*Source material*.
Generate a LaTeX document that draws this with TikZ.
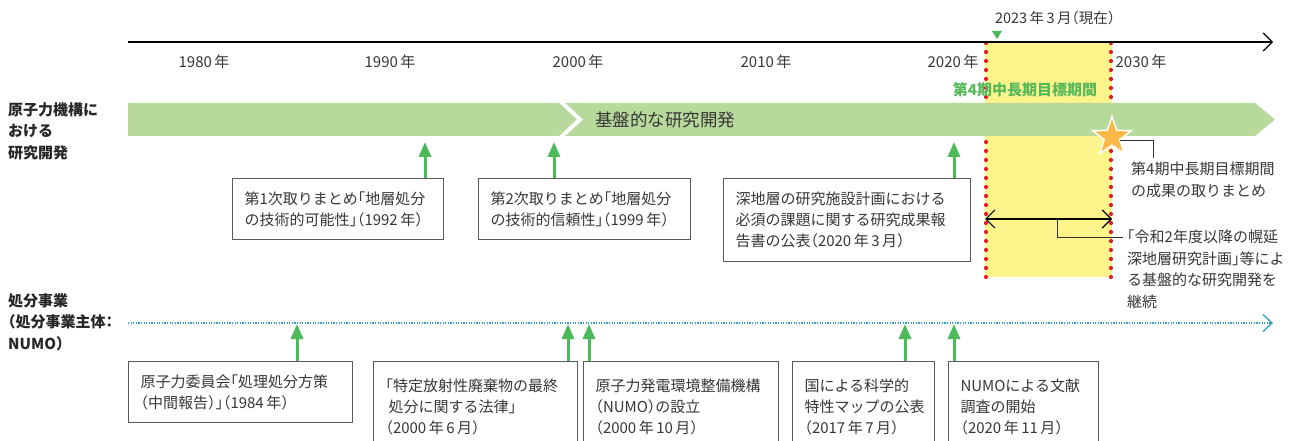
\documentclass[tikz,border=0pt]{standalone}
\usepackage{fontspec}
\setmainfont{Noto Sans CJK JP}[RawFeature=+halt]
\usetikzlibrary{arrows.meta,shapes.geometric,calc}
\definecolor{txt}{RGB}{55,55,55}
\definecolor{bandc}{RGB}{183,217,155}
\definecolor{garr}{RGB}{76,185,90}
\definecolor{yel}{RGB}{255,243,140}
\definecolor{reddot}{RGB}{230,30,40}
\definecolor{tealc}{RGB}{50,160,195}
\definecolor{starc}{RGB}{250,185,70}
\definecolor{boxline}{RGB}{90,90,90}
\definecolor{gtxt}{RGB}{85,185,90}
\tikzset{barbtip/.tip={Straight Barb[length=9pt,width=18pt]}}
\begin{document}
\begin{tikzpicture}[x=1pt,y=-1pt,
  font=\fontsize{15}{21}\selectfont, text=txt,
  box/.style={draw=boxline, line width=1pt, fill=white, anchor=north west,
    align=left, inner xsep=12pt, inner ysep=0pt},
  garrow/.style={draw=garr, line width=3pt, -{Triangle[width=12pt,length=15pt]}},
  yearlbl/.style={font=\fontsize{15}{16}\selectfont, inner sep=0pt},
  sidelbl/.style={font=\fontsize{15}{21.5}\selectfont\bfseries, align=left, anchor=north west, inner sep=0pt, text=black!85},
  reddots/.style={draw=reddot, line width=4.2pt, line cap=round, dash pattern=on 0pt off 9pt},
  note/.style={align=left, anchor=north west, inner sep=0pt, font=\fontsize{15}{21.5}\selectfont}]
\clip (0,0) rectangle (1302,441);
\fill[white] (0,0) rectangle (1302,441);

% period highlight
\fill[yel] (985,42) rectangle (1112,277);
\draw[reddots] (986,43) -- (986,277);
\draw[reddots] (1111,43) -- (1111,277);

% time axis
\coordinate (axL) at (128,42);
\coordinate (axR) at (1273,42);
\draw[line width=1.2pt, -{barbtip}] (axL) -- (axR);
\node[yearlbl] (y1980) at (204,62) {1980\,年};
\node[yearlbl] (y1990) at (390,62) {1990\,年};
\node[yearlbl] (y2000) at (578,62) {2000\,年};
\node[yearlbl] (y2010) at (766,62) {2010\,年};
\node[yearlbl] (y2020) at (953,62) {2020\,年};
\node[yearlbl] (y2030) at (1141,62) {2030\,年};
\node[font=\fontsize{14.5}{16}\selectfont, inner sep=0pt] (now) at (1055,18) {2023\,年\,3\,月（現在）};
\fill[garr] (992,31) -- (1002,31) -- (997,39) -- cycle;

% green band
\fill[bandc] (128,103) -- (1255,103) -- (1275,119.5) -- (1255,136) -- (128,136) -- cycle;
\draw[white, line width=4pt] (560,101) -- (580,119.5) -- (560,138);
\node[font=\fontsize{17.5}{18}\selectfont, inner sep=0pt] (kiban) at (665,120) {基盤的な研究開発};
\node[font=\fontsize{15}{16}\selectfont\bfseries, text=gtxt, inner sep=0pt] (period) at (1025,90) {第4期中長期目標期間};

% star
\node[star, star points=5, star point ratio=2.5, minimum size=41pt, inner sep=0pt,
  fill=starc, draw=white, line width=1.5pt] (star) at (1112,137) {};
\node[note] (note1) at (1131,162) {第4期中長期目標期間\\の成果の取りまとめ};
\coordinate (s1) at (1153,158);
\draw[line width=1pt, black!80] ($(star.center)+(8,4)$) -| (s1);

% double arrow and note
\coordinate (dL) at (985,219);
\coordinate (dR) at (1112,219);
\draw[line width=1.2pt, {barbtip}-{barbtip}] (dL) -- (dR);
\node[note] (note2) at (1127,230) {「令和2年度以降の幌延\\深地層研究計画」等によ\\る基盤的な研究開発を\\継続};
\coordinate (dm) at (1057,219);
\coordinate (n2) at (1123,237);
\draw[line width=1pt, black!80] (dm) |- (n2);

% side labels
\node[sidelbl] (lab1) at (8,102) {原子力機構に\\おける\\研究開発};
\node[sidelbl] (lab2) at (8,293) {処分事業\\（処分事業主体：\\NUMO）};

% disposal line
\coordinate (tL) at (128,323);
\coordinate (tR) at (1273,323);
\draw[tealc, line width=1.3pt, dash pattern=on 1.2pt off 1.4pt] (tL) -- ($(tR)+(-1,0)$);
\draw[tealc, line width=1.3pt, -{Straight Barb[length=9pt,width=17pt]}] ($(tR)+(-2,0)$) -- (tR);

% upper boxes
\node[box, text width=187pt, minimum height=61pt] (b1) at (232,178)
  {第1次取りまとめ「地層処分\\の技術的可能性」（1992\,年）};
\node[box, text width=188pt, minimum height=61pt] (b2) at (478,178)
  {第2次取りまとめ「地層処分\\の技術的信頼性」（1999\,年）};
\node[box, text width=223pt, minimum height=83pt] (b3) at (723,178)
  {深地層の研究施設計画における\\必須の課題に関する研究成果報\\告書の公表（2020\,年\,3\,月）};
\coordinate (t1) at (425,142);
\coordinate (t2) at (554,142);
\coordinate (t3) at (954,142);
\draw[garrow] (t1 |- b1.north) -- (t1);
\draw[garrow] (t2 |- b2.north) -- (t2);
\draw[garrow] (t3 |- b3.north) -- (t3);

% lower boxes
\node[box, text width=200pt, minimum height=61pt] (c1) at (128,361)
  {原子力委員会「処理処分方策\\（中間報告）」（1984\,年）};
\node[box, text width=180pt, minimum height=90pt] (c2) at (373,361)
  {「特定放射性廃棄物の最終\\\hspace*{3pt}処分に関する法律」\\（2000\,年\,6\,月）};
\node[box, text width=171pt, minimum height=90pt] (c3) at (583,361)
  {原子力発電環境整備機構\\（NUMO）の設立\\（2000\,年\,10\,月）};
\node[box, text width=118pt, minimum height=90pt] (c4) at (792,361)
  {国による科学的\\特性マップの公表\\（2017\,年\,7\,月）};
\node[box, text width=126pt, minimum height=90pt] (c5) at (948,361)
  {NUMOによる文献\\調査の開始\\（2020\,年\,11\,月）};
\coordinate (u1) at (297,324);
\coordinate (u2) at (568,324);
\coordinate (u3) at (589,324);
\coordinate (u4) at (905,324);
\coordinate (u5) at (954,324);
\draw[garrow] (u1 |- c1.north) -- (u1);
\draw[garrow] (u2 |- c2.north) -- (u2);
\draw[garrow] (u3 |- c3.north) -- (u3);
\draw[garrow] (u4 |- c4.north) -- (u4);
\draw[garrow] (u5 |- c5.north) -- (u5);
\end{tikzpicture}
\end{document}
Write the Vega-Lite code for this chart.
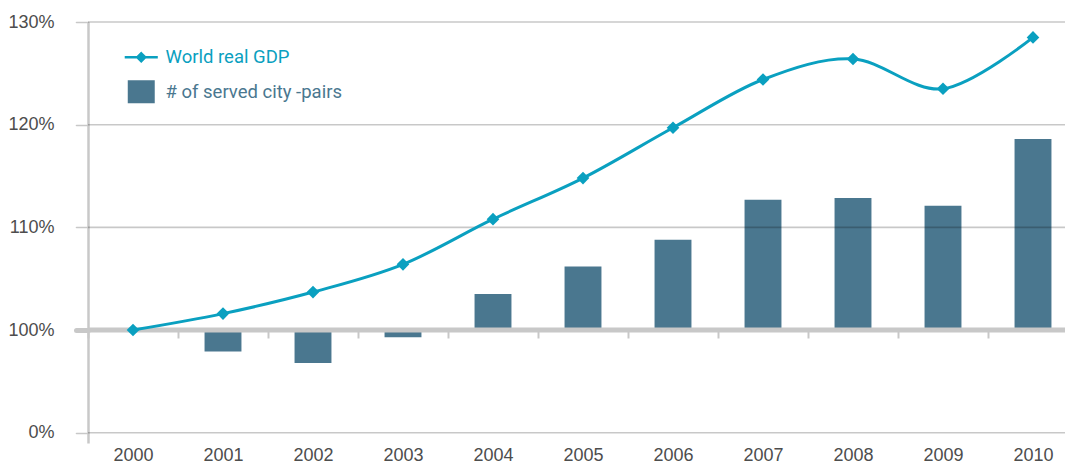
{
  "$schema": "https://vega.github.io/schema/vega-lite/v6.json",
  "width": 977,
  "height": 421,
  "autosize": {"type": "none"},
  "padding": {"left": 88, "top": 22, "right": 0, "bottom": 23},
  "background": "white",
  "config": {"view": {"stroke": null}, "font": "Liberation Sans"},
  "datasets": {
    "gdp": [
      {"year": "2000", "value": 100, "series": "World real GDP"},
      {"year": "2001", "value": 101.6, "series": "World real GDP"},
      {"year": "2002", "value": 103.7, "series": "World real GDP"},
      {"year": "2003", "value": 106.4, "series": "World real GDP"},
      {"year": "2004", "value": 110.8, "series": "World real GDP"},
      {"year": "2005", "value": 114.8, "series": "World real GDP"},
      {"year": "2006", "value": 119.7, "series": "World real GDP"},
      {"year": "2007", "value": 124.4, "series": "World real GDP"},
      {"year": "2008", "value": 126.4, "series": "World real GDP"},
      {"year": "2009", "value": 123.5, "series": "World real GDP"},
      {"year": "2010", "value": 128.5, "series": "World real GDP"}
    ],
    "pairs": [
      {"year": "2000", "value": 100, "series": "# of served city -pairs"},
      {"year": "2001", "value": 97.9, "series": "# of served city -pairs"},
      {"year": "2002", "value": 96.8, "series": "# of served city -pairs"},
      {"year": "2003", "value": 99.3, "series": "# of served city -pairs"},
      {"year": "2004", "value": 103.5, "series": "# of served city -pairs"},
      {"year": "2005", "value": 106.2, "series": "# of served city -pairs"},
      {"year": "2006", "value": 108.8, "series": "# of served city -pairs"},
      {"year": "2007", "value": 112.7, "series": "# of served city -pairs"},
      {"year": "2008", "value": 112.85, "series": "# of served city -pairs"},
      {"year": "2009", "value": 112.1, "series": "# of served city -pairs"},
      {"year": "2010", "value": 118.6, "series": "# of served city -pairs"}
    ],
    "grid": [
      {"level": 90}, {"level": 100}, {"level": 110}, {"level": 120}, {"level": 130}
    ]
  },
  "layer": [
    {
      "data": {"name": "pairs"},
      "mark": {"type": "bar", "width": {"band": 0.41}},
      "encoding": {
        "x": {
          "field": "year", "type": "ordinal",
          "scale": {"range": [0, 990], "paddingInner": 0, "paddingOuter": 0},
          "axis": {
            "title": null, "offset": -113, "domain": false, "tickBand": "extent",
            "tickSize": 8, "tickWidth": 2, "tickColor": "#c8c8c8",
            "labelPadding": 108, "labelAngle": 0, "labelFontSize": 18,
            "labelColor": "#4d4d4d", "grid": false
          }
        },
        "y": {
          "field": "value", "type": "quantitative",
          "scale": {"domain": [89, 130], "nice": false, "zero": false},
          "axis": {
            "title": null, "values": [90, 100, 110, 120, 130],
            "labelExpr": "datum.value == 90 ? '0%' : datum.value + '%'",
            "grid": false, "domainColor": "#c8c8c8", "domainWidth": 2.5,
            "tickColor": "#c8c8c8", "tickSize": 12,
            "tickWidth": {"condition": {"test": "datum.value == 100", "value": 5}, "value": 1.6},
            "tickCap": "round",
            "labelPadding": 22, "labelFontSize": 18, "labelColor": "#4d4d4d"
          }
        },
        "y2": {"datum": 100},
        "color": {
          "field": "series", "type": "nominal",
          "scale": {"domain": ["World real GDP", "# of served city -pairs"], "range": ["#0aa0c0", "#4a778f"]},
          "legend": {
            "title": null, "orient": "none", "legendX": 44, "legendY": 26,
            "symbolSize": 700, "rowPadding": 12.5, "labelOffset": 15,
            "labelFont": "Roboto", "labelFontSize": 18.5, "labelLimit": 400,
            "encode": {
              "symbols": {
                "update": {
                  "shape": {"signal": "datum.value === 'World real GDP' ? 'M-1.25,0L1.25,0M0,-0.3L0.3,0L0,0.3L-0.3,0Z' : 'M-1.02,-0.87L1.02,-0.87L1.02,0.87L-1.02,0.87Z'"},
                  "strokeWidth": {"signal": "datum.value === 'World real GDP' ? 2.5 : 0"},
                  "stroke": {"signal": "datum.value === 'World real GDP' ? '#0aa0c0' : 'transparent'"},
                  "fill": {"signal": "datum.value === 'World real GDP' ? '#0aa0c0' : '#4a778f'"},
                  "opacity": {"value": 1}
                }
              },
              "labels": {
                "update": {
                  "fill": {"signal": "datum.value === 'World real GDP' ? '#0aa0c0' : '#4a778f'"}
                }
              }
            }
          }
        }
      }
    },
    {
      "data": {"name": "grid"},
      "mark": {"type": "rule"},
      "encoding": {
        "y": {"field": "level", "type": "quantitative", "scale": {"domain": [89, 130], "nice": false, "zero": false}},
        "color": {"condition": {"test": "datum.level == 100", "value": "#c8c8c8"}, "value": "#000000"},
        "opacity": {"condition": {"test": "datum.level == 100", "value": 1}, "value": 0.216},
        "strokeWidth": {"condition": {"test": "datum.level == 100", "value": 5}, "value": 1.6}
      }
    },
    {
      "data": {"name": "gdp"},
      "mark": {"type": "line", "interpolate": "cardinal", "strokeWidth": 3},
      "encoding": {
        "x": {"field": "year", "type": "ordinal"},
        "y": {"field": "value", "type": "quantitative", "scale": {"domain": [89, 130], "nice": false, "zero": false}},
        "color": {"field": "series", "type": "nominal", "legend": null}
      }
    },
    {
      "data": {"name": "gdp"},
      "mark": {"type": "point", "shape": "diamond", "filled": true, "size": 160, "opacity": 1},
      "encoding": {
        "x": {"field": "year", "type": "ordinal"},
        "y": {"field": "value", "type": "quantitative", "scale": {"domain": [89, 130], "nice": false, "zero": false}},
        "color": {"field": "series", "type": "nominal", "legend": null}
      }
    }
  ]
}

*Exercise objective*. Repeat the records above exactly, from the first line through the line containing "(1111,43) -- (1111,277);", and leave out the pictures.

*Complete response*.
Generate a LaTeX document that draws this with TikZ.
\documentclass[tikz,border=0pt]{standalone}
\usepackage{fontspec}
\setmainfont{Noto Sans CJK JP}[RawFeature=+halt]
\usetikzlibrary{arrows.meta,shapes.geometric,calc}
\definecolor{txt}{RGB}{55,55,55}
\definecolor{bandc}{RGB}{183,217,155}
\definecolor{garr}{RGB}{76,185,90}
\definecolor{yel}{RGB}{255,243,140}
\definecolor{reddot}{RGB}{230,30,40}
\definecolor{tealc}{RGB}{50,160,195}
\definecolor{starc}{RGB}{250,185,70}
\definecolor{boxline}{RGB}{90,90,90}
\definecolor{gtxt}{RGB}{85,185,90}
\tikzset{barbtip/.tip={Straight Barb[length=9pt,width=18pt]}}
\begin{document}
\begin{tikzpicture}[x=1pt,y=-1pt,
  font=\fontsize{15}{21}\selectfont, text=txt,
  box/.style={draw=boxline, line width=1pt, fill=white, anchor=north west,
    align=left, inner xsep=12pt, inner ysep=0pt},
  garrow/.style={draw=garr, line width=3pt, -{Triangle[width=12pt,length=15pt]}},
  yearlbl/.style={font=\fontsize{15}{16}\selectfont, inner sep=0pt},
  sidelbl/.style={font=\fontsize{15}{21.5}\selectfont\bfseries, align=left, anchor=north west, inner sep=0pt, text=black!85},
  reddots/.style={draw=reddot, line width=4.2pt, line cap=round, dash pattern=on 0pt off 9pt},
  note/.style={align=left, anchor=north west, inner sep=0pt, font=\fontsize{15}{21.5}\selectfont}]
\clip (0,0) rectangle (1302,441);
\fill[white] (0,0) rectangle (1302,441);

% period highlight
\fill[yel] (985,42) rectangle (1112,277);
\draw[reddots] (986,43) -- (986,277);
\draw[reddots] (1111,43) -- (1111,277);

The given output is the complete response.